I know of no way to tell dd precisely what sector to write to, particularly since the sectors are file system level and are dependent upon whether you do or do not have a partition table involved
I hope you used something like this to select that sector; and that you were careful to write to the exact location and not at the beginning of the drive.
I am wondering how you did the write with dd mentioned in post #22.
There you say you wrote to the "bad sector" but nothing else about what was done. We would need to know precisely the structure of the command using dd to be able to evaluate if it was used properly.
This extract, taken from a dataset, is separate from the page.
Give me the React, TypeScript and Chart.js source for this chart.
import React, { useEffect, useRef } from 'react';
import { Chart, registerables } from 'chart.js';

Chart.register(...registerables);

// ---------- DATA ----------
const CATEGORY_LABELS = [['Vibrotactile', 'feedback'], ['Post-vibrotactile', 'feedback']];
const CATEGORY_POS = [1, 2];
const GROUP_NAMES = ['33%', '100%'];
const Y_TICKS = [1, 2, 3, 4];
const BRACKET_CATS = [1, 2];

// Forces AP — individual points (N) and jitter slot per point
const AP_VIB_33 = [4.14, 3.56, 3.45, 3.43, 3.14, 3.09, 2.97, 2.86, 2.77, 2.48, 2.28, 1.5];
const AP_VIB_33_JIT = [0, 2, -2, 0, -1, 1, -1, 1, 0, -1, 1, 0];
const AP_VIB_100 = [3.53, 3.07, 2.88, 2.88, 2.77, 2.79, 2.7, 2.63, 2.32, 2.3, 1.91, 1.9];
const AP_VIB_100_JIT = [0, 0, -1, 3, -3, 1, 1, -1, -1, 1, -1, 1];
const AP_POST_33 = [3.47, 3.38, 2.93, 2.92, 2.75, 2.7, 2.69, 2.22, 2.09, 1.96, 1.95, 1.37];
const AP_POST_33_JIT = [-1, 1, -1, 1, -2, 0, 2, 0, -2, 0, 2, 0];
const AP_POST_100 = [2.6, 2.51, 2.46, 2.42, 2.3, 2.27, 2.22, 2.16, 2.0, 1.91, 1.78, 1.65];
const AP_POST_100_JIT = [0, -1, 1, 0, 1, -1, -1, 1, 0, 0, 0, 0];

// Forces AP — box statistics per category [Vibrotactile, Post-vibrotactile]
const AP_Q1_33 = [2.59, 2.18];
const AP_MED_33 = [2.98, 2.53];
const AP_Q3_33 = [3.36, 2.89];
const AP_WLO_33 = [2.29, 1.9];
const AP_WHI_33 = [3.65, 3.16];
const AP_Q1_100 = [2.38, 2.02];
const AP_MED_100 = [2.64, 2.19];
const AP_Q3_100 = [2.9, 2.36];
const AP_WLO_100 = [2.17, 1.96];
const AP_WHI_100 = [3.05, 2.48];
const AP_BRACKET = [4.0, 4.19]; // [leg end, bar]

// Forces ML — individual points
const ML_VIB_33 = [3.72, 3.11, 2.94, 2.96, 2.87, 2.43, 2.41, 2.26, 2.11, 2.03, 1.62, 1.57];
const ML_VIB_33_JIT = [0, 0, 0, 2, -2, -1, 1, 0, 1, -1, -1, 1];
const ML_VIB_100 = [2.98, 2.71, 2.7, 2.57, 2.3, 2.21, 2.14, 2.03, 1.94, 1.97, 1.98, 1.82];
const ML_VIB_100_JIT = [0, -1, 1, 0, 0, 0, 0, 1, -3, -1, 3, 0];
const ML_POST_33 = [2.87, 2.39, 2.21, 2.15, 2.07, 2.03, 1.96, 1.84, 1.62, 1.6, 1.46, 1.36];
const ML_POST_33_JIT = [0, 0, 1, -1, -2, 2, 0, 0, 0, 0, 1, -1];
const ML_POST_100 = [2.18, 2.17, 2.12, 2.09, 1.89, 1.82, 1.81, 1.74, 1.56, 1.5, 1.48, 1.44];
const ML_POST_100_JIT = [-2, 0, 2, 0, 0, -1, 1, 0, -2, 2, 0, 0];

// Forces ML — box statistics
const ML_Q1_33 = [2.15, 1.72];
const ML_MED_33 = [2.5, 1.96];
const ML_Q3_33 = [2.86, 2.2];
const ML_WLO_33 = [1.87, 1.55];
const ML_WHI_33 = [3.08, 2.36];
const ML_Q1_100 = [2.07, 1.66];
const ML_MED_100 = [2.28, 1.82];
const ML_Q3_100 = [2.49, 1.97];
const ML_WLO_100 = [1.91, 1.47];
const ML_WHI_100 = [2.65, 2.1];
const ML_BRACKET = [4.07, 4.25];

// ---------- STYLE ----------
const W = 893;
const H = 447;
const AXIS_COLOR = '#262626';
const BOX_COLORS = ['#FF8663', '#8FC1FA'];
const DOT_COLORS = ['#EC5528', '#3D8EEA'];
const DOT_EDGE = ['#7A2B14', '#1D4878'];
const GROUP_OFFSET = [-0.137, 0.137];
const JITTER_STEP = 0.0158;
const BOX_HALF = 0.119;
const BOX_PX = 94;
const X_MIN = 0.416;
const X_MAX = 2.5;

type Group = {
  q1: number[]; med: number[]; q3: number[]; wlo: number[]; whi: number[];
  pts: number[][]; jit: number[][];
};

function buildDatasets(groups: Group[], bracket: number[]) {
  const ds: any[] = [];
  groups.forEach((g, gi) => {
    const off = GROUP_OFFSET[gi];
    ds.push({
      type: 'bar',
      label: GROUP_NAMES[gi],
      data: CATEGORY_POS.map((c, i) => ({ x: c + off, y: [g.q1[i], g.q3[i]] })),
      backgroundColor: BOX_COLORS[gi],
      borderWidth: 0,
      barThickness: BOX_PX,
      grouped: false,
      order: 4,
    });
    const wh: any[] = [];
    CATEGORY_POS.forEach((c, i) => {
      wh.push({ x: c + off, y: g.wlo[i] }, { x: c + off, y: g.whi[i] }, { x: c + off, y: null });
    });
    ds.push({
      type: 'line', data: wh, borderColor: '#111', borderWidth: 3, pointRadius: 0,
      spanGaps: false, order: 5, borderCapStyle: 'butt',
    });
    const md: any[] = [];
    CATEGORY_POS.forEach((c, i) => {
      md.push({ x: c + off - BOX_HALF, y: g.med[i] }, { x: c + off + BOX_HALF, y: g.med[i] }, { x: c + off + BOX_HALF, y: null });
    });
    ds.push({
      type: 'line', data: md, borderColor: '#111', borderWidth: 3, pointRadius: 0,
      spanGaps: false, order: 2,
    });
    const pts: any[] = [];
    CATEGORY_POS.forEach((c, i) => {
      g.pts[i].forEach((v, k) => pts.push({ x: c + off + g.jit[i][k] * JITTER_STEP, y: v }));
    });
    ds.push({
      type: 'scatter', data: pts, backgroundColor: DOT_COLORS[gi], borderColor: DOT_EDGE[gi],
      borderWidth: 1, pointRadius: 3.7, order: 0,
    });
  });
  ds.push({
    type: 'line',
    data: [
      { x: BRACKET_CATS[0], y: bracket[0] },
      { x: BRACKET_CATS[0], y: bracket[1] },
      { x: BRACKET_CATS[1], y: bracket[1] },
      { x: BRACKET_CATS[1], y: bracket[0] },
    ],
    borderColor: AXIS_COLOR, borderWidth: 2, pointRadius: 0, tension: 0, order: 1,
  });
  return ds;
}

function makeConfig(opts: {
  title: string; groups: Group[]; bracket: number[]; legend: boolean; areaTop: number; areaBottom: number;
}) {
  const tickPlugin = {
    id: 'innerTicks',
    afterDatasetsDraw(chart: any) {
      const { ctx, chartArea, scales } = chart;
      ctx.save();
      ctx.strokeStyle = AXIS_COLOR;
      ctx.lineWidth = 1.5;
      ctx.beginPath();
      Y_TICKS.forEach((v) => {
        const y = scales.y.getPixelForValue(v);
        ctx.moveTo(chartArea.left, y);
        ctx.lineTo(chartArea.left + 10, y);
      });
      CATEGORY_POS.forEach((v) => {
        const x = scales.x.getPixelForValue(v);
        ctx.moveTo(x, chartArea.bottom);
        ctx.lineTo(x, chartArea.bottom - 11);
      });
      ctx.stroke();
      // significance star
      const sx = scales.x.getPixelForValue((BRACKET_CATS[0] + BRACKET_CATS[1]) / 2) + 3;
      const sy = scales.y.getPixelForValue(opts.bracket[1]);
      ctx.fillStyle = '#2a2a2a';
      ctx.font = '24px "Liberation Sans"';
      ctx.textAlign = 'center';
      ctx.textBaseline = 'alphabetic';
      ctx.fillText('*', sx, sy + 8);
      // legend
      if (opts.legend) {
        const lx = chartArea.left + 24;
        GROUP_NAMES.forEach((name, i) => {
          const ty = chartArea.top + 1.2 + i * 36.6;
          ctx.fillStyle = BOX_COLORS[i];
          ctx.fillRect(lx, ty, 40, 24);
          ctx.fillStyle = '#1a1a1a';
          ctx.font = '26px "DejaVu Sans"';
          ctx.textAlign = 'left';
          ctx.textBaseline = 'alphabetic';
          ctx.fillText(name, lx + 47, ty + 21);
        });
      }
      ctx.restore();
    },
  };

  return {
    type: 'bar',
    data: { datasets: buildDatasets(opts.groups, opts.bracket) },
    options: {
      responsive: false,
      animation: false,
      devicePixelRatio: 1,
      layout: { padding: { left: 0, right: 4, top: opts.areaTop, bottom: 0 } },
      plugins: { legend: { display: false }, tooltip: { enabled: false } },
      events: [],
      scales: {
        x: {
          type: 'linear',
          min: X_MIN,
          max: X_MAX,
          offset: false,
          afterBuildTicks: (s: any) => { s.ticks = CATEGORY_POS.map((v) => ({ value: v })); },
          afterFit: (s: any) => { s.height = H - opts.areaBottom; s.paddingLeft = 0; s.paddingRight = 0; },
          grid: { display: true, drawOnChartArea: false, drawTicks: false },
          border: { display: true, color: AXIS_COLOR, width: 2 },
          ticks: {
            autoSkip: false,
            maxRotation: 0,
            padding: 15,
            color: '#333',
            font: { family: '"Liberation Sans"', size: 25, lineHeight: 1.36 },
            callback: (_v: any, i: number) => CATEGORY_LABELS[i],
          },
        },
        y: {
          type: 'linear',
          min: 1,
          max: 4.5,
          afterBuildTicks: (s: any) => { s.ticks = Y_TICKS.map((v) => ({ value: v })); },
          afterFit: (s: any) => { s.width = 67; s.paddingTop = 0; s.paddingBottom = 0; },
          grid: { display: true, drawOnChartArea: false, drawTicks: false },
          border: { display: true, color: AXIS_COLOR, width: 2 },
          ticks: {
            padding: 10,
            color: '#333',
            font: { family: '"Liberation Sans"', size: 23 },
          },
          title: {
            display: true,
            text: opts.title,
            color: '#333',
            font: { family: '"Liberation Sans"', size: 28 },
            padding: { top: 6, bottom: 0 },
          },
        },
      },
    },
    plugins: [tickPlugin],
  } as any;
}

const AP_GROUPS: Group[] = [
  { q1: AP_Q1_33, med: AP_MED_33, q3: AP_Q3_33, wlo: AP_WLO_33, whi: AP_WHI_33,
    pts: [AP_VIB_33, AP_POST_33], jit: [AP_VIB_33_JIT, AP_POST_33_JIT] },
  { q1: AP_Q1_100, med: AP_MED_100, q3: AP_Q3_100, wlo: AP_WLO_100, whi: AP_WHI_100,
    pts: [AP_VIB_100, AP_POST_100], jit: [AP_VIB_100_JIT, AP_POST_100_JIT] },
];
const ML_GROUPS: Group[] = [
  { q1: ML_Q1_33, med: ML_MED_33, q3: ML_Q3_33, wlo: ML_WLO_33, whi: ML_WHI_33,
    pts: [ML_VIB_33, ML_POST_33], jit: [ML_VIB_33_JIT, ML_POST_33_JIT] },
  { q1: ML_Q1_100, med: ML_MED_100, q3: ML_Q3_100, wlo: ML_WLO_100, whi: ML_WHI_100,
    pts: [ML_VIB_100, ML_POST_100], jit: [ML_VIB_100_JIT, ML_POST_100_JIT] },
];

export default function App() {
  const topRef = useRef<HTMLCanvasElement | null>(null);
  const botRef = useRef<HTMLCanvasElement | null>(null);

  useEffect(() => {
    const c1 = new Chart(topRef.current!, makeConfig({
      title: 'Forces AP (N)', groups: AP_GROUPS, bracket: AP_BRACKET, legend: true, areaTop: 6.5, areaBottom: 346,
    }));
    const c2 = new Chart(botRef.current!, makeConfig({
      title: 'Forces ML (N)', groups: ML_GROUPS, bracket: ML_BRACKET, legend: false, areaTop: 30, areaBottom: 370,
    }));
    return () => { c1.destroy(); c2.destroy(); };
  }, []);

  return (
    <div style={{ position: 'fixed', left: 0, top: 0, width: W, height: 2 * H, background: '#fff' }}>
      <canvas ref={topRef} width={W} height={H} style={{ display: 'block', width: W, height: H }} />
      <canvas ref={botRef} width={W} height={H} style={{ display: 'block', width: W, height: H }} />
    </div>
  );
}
It seems likely that writing with dd to that drive without carefully ensuring that dd only wrote to the specified sector may have wiped out the beginning of the drive and as such you now have a bare, unpartitioned and unformatted drive that nothing except a low level tool like dd (or fdisk/gdisk) can access. If so then it will not be accessible until new filesystem/partitioning is done.
I know of no way to tell dd precisely what sector to write to, particularly since the sectors are file system level and are dependent upon whether you do or do not have a partition table involved
I hope you used something like this to select that sector; and that you were careful to write to the exact location and not at the beginning of the drive.
I don't think you understood what I did and why. I merely described how I got rid of a bad sector, hoping our OP can get ideas what tools and how can be used. I think I missed the target completely. I was not requesting help from forum members. My disk is still functioning as part of a zpool, thank you.
Yes you can use seek and count to specify the location to write and how many sectors to write. It is all in man dd.
This is a new external drive. Must be under warranty. Have it replaced and end of story. In future keep in mind any drive can fail any time, data what you care about must be backed up. For instance, I have RAIDZ-2 for storage, it can tolerate failure of two drives. In addition I have a backup of this RAIDZ-2 storage in another box which has RAIDZ.